Landslide

Tuesday, June 18, 2013
"Children get older and I'm getting older too." - Fleetwood Mac

This year, for the first time ever, I had to send high school graduation cards. Sure, I should have been sending them for a couple years now,  but this is the first year that I finally took a deep breath, pulled my big girl pants on, and actually sent out the cards. It's very strange to send out graduation cards because as much as the cards are really about saying "congratulations" and sharing a bit of college "start-up" cash, signing the card makes me feel like I'm declaring, "Look at me, I have sage advice to offer you young grasshopper." And really, at age 28, I don't exactly exude sage advice in my daily life.

But maybe I'm overthinking things. Just a little. You think?

I suppose it's strange to be on the sending end of graduation cards because I remember myself at age 18 so vividly. I can still feel the elation of being done with high school forever, the butterflies in my stomach at the thought of heading to college on my own, the bravery and resolve that was needed to make it through college orientation and just how long a time four whole years seemed then.

And yet somehow, despite the fact that I'm still a 5' 6" English major from northern Minnesota, ten years have passed since my own high school graduation and I've changed significantly in both perceivable and invisible ways from the person I was when I was on the receiving end of high school graduation cards. My  high school reunion (which I will likely not attend as this seems like a pointless judgmental social affair in which my peers will decide that the fact that I can still zip up my prom dress is my one major accomplishment in ten years) is just a month and a half off and that means, in the eyes of the under 20-year-olds in the world, I am officially old. 

As a  young old person, I felt advice practically oozing out of me as I penned those graduation cards a couple weeks back. I wanted to help ease these young grads' fears for the future, but also remind them that they're still at the very very beginning of adulthood, so for the love of Pete, don't take yourself so seriously.

I wanted to tell them that the next decade will be more about poking holes in your assumptions then it will be about proving their intellect. I wanted to say that adulthood is not a magical metamorphosis; that you will carry your unique challenges (shyness, procrastination, a hard time finishing projects, or what have you) with you for your entire life. That despite how hard your life felt at 18, you actually had it made then and that by about your senior year of college, grocery shopping will no longer be a fun exercise in independence, but a  somewhat tedious errand that must be repeated week after week, year after year, for the rest of your life. That talent is actually like the broken down vintage car in the front yard; until you spend endless hours of hard work on it, it will get you nowhere. That college cafeteria food really does make you fat. That nothing pegs you as a college freshmen faster then wearing pajama pants and flip-flops to class, even the 8 a.m. one, so please, please, please, put a pair of jeans on, eh?

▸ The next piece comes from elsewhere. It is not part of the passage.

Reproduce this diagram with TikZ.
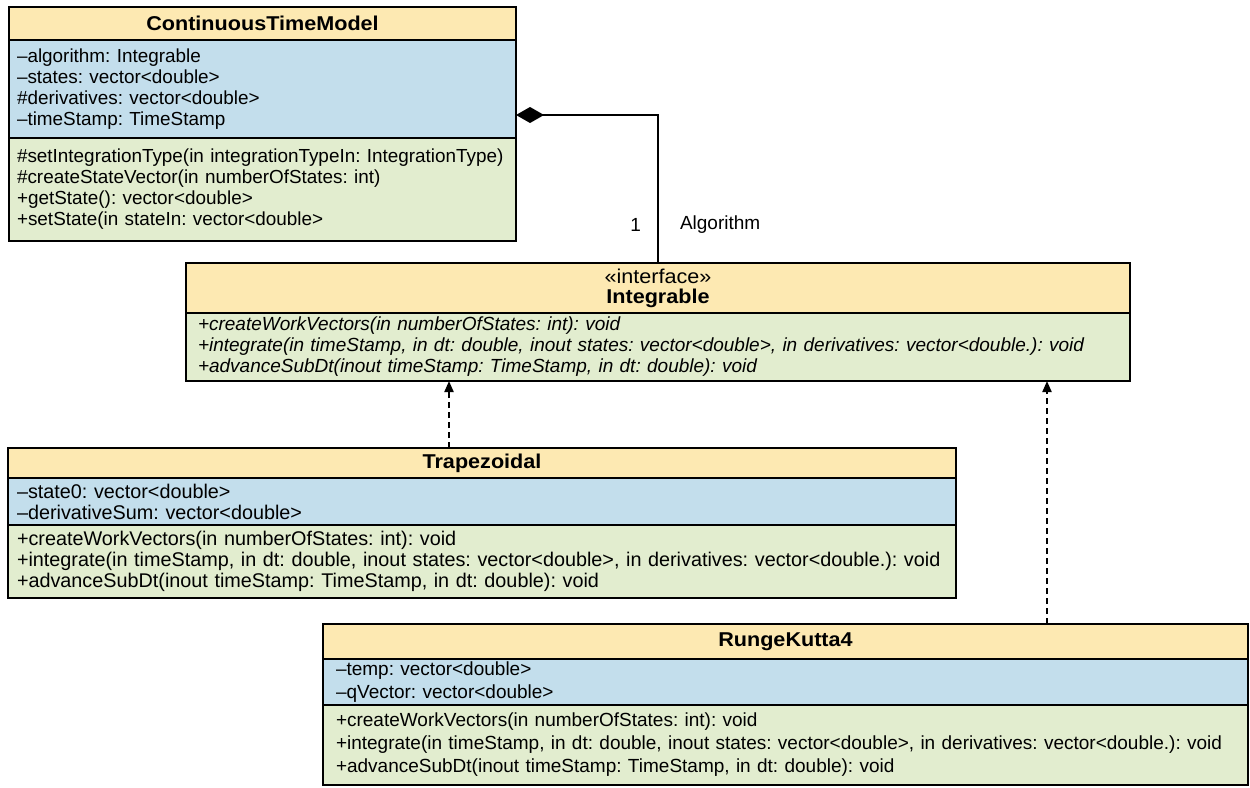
\documentclass[tikz,border=0pt]{standalone}
\usepackage{fontspec}
\setmainfont{Liberation Sans}
\newfontfamily\hdrfont[FakeStretch=1.08]{Liberation Sans}
\usetikzlibrary{positioning}
\usetikzlibrary{arrows.meta}
\definecolor{hdrcol}{RGB}{253,233,178}
\definecolor{attcol}{RGB}{195,222,236}
\definecolor{metcol}{RGB}{226,237,207}
\frenchspacing
\hyphenpenalty=10000

\begin{document}
\begin{tikzpicture}[x=1pt, y=-1pt, every node/.style={inner sep=0, outer sep=0, font=\fontsize{19}{21}\selectfont}, node distance=0,
		box/.style={draw, line width=2pt, anchor=north west, inner xsep=9pt, inner ysep=2pt},
		hdr/.style={box, fill=hdrcol, align=center, font=\hdrfont\fontsize{20}{20}\selectfont\bfseries},
		att/.style={box, fill=attcol, align=left},
		met/.style={box, fill=metcol, align=left},
		real/.style={line width=2pt, dash pattern=on 6pt off 4pt, -{Triangle[length=11pt,width=9pt]}},
		comp/.style={line width=2pt, -{Diamond[length=28pt,width=16pt]}}]
		
		\useasboundingbox (0,0) rectangle (1250,787);
		
		%Nodes
		\node[hdr, text width=491pt, inner xsep=8pt, minimum height=33pt] (11) at (9,7) {ContinuousTimeModel};
		\node[att, font=\fontsize{18.9}{21}\selectfont, text width=491pt, inner xsep=8pt, minimum height=98pt] (12) [below=of 11.south west, anchor=north west] {–algorithm: Integrable\\–states: vector<double>\\\#derivatives: vector<double>\\–timeStamp: TimeStamp};
		\node[met, font=\fontsize{18.9}{21}\selectfont, text width=491pt, inner xsep=8pt, minimum height=103pt] (13) [below=of 12.south west, anchor=north west] {\#setIntegrationType(in integrationTypeIn: IntegrationType)\\\#createStateVector(in numberOfStates: int)\\+getState(): vector<double>\\+setState(in stateIn: vector<double>};
		
		\node[hdr, font=\hdrfont\fontsize{20}{20}\selectfont, text width=920pt, inner xsep=12pt, minimum height=50pt] (21) at (186,263) {«interface»\\\textbf{Integrable}};
		\node[met, font=\fontsize{19}{21}\selectfont\itshape, text width=920pt, inner xsep=12pt, minimum height=68pt] (22) [below=of 21.south west, anchor=north west] {+createWorkVectors(in numberOfStates: int): void\\+integrate(in timeStamp, in dt: double, inout states: vector<double>, in derivatives: vector<double.): void\\+advanceSubDt(inout timeStamp: TimeStamp, in dt: double): void};
		
		\node[hdr, text width=930pt, inner xsep=9pt, minimum height=30pt] (31) at (8,448) {Trapezoidal};
		\node[att, font=\fontsize{19.8}{21}\selectfont, text width=930pt, inner xsep=9pt, minimum height=47pt] (32) [below=of 31.south west, anchor=north west] {–state0: vector<double>\\–derivativeSum: vector<double>};
		\node[met, font=\fontsize{19.8}{21}\selectfont, text width=930pt, inner xsep=9pt, minimum height=73pt] (33) [below=of 32.south west, anchor=north west] {+createWorkVectors(in numberOfStates: int): void\\+integrate(in timeStamp, in dt: double, inout states: vector<double>, in derivatives: vector<double.): void\\+advanceSubDt(inout timeStamp: TimeStamp, in dt: double): void};
		
		\node[hdr, text width=899pt, inner xsep=13pt, minimum height=35pt] (41) at (323,624) {RungeKutta4};
		\node[att, font=\fontsize{19}{23}\selectfont, text width=899pt, inner xsep=13pt, minimum height=46pt] (42) [below=of 41.south west, anchor=north west] {–temp: vector<double>\\–qVector: vector<double>};
		\node[met, font=\fontsize{19}{23}\selectfont, text width=899pt, inner xsep=13pt, minimum height=80pt] (43) [below=of 42.south west, anchor=north west] {+createWorkVectors(in numberOfStates: int): void\\+integrate(in timeStamp, in dt: double, inout states: vector<double>, in derivatives: vector<double.): void\\+advanceSubDt(inout timeStamp: TimeStamp, in dt: double): void};
		
		%Lines
		\draw[comp] (21.north) |- node[pos=0.13, left=17pt] (51) {1} node[pos=0.13, right=22pt] (52) {Algorithm} ([yshift=-26pt]12.east);
		\draw[real] ([xshift=441pt]31.north west) -- ([xshift=263pt]22.south west);
		\draw[real] ([xshift=724pt]41.north west) -- ([xshift=861pt]22.south west);
	\end{tikzpicture}
\end{document}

But I spared them all those rambling thoughts, because really they were more about me then they were about these individuals' futures. Instead, I turned to a Mark Twain quote featured in a few of my own high school graduation cards that even just ten years out from graduation, I can already see the wisdom of: 

"Twenty years from now you will be more disappointed by the things that you didn't do than by the ones you did do. So throw off the bowlines. Sail away from the safe harbor. Catch the trade winds in your sails. Explore. Dream. Discover."